--- begin ---

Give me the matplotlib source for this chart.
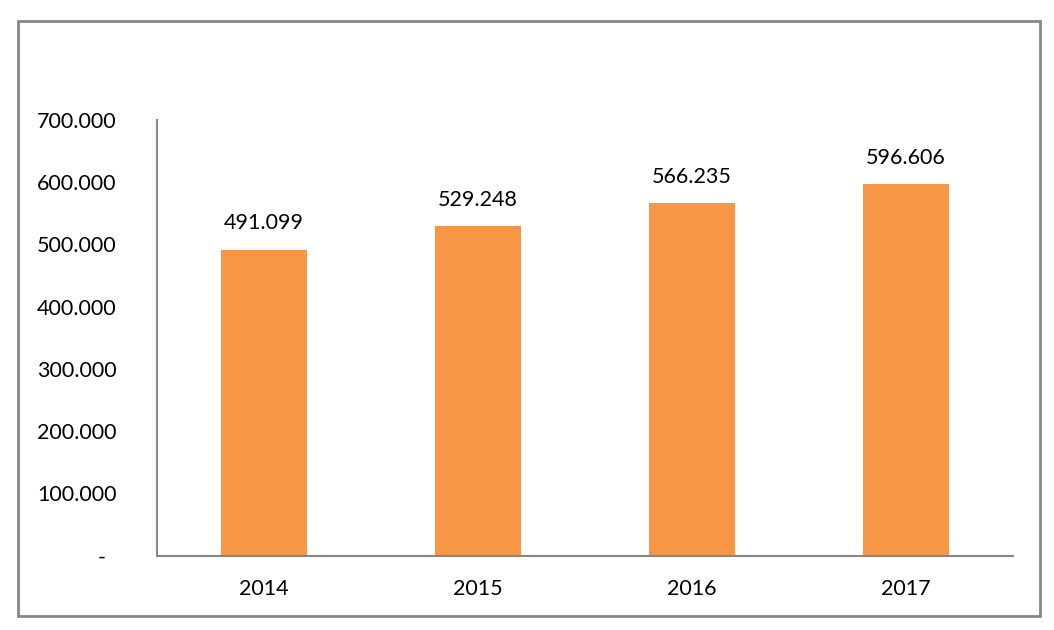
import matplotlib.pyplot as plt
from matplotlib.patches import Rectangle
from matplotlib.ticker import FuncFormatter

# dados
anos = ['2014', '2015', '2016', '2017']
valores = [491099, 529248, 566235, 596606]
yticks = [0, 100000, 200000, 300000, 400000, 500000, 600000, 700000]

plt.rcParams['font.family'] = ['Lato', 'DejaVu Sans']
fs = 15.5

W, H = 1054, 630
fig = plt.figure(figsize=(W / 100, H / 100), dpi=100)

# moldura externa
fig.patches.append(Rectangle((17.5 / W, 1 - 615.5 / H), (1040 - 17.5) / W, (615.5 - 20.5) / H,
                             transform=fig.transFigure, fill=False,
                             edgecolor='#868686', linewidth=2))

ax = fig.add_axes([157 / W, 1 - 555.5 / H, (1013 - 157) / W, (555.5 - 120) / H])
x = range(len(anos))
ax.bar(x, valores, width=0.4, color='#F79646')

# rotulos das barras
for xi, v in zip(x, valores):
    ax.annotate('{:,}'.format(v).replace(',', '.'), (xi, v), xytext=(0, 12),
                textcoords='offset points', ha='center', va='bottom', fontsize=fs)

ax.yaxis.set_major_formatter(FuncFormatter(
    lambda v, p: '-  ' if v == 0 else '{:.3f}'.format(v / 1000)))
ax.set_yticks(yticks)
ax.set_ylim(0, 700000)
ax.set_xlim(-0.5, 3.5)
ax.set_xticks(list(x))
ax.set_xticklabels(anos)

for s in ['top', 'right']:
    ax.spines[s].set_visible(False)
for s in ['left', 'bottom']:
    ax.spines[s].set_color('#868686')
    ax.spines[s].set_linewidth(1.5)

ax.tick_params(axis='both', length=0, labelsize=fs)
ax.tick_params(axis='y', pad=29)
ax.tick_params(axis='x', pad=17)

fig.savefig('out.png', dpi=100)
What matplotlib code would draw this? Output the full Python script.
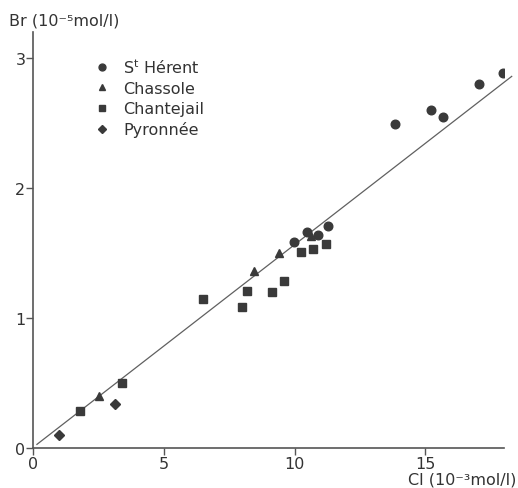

--- end ---

Copy out every line of the material above exactly, skipping the pictures.

Give me the matplotlib source for this chart.
import matplotlib.pyplot as plt
from matplotlib.patches import Rectangle
from matplotlib.ticker import FuncFormatter

# dados
anos = ['2014', '2015', '2016', '2017']
valores = [491099, 529248, 566235, 596606]
yticks = [0, 100000, 200000, 300000, 400000, 500000, 600000, 700000]

plt.rcParams['font.family'] = ['Lato', 'DejaVu Sans']
fs = 15.5

W, H = 1054, 630
fig = plt.figure(figsize=(W / 100, H / 100), dpi=100)

# moldura externa
fig.patches.append(Rectangle((17.5 / W, 1 - 615.5 / H), (1040 - 17.5) / W, (615.5 - 20.5) / H,
                             transform=fig.transFigure, fill=False,
                             edgecolor='#868686', linewidth=2))

ax = fig.add_axes([157 / W, 1 - 555.5 / H, (1013 - 157) / W, (555.5 - 120) / H])
x = range(len(anos))
ax.bar(x, valores, width=0.4, color='#F79646')

# rotulos das barras
for xi, v in zip(x, valores):
    ax.annotate('{:,}'.format(v).replace(',', '.'), (xi, v), xytext=(0, 12),
                textcoords='offset points', ha='center', va='bottom', fontsize=fs)

ax.yaxis.set_major_formatter(FuncFormatter(
    lambda v, p: '-  ' if v == 0 else '{:.3f}'.format(v / 1000)))
ax.set_yticks(yticks)
ax.set_ylim(0, 700000)
ax.set_xlim(-0.5, 3.5)
ax.set_xticks(list(x))
ax.set_xticklabels(anos)

for s in ['top', 'right']:
    ax.spines[s].set_visible(False)
for s in ['left', 'bottom']:
    ax.spines[s].set_color('#868686')
    ax.spines[s].set_linewidth(1.5)

ax.tick_params(axis='both', length=0, labelsize=fs)
ax.tick_params(axis='y', pad=29)
ax.tick_params(axis='x', pad=17)

fig.savefig('out.png', dpi=100)
What matplotlib code would draw this? Output the full Python script.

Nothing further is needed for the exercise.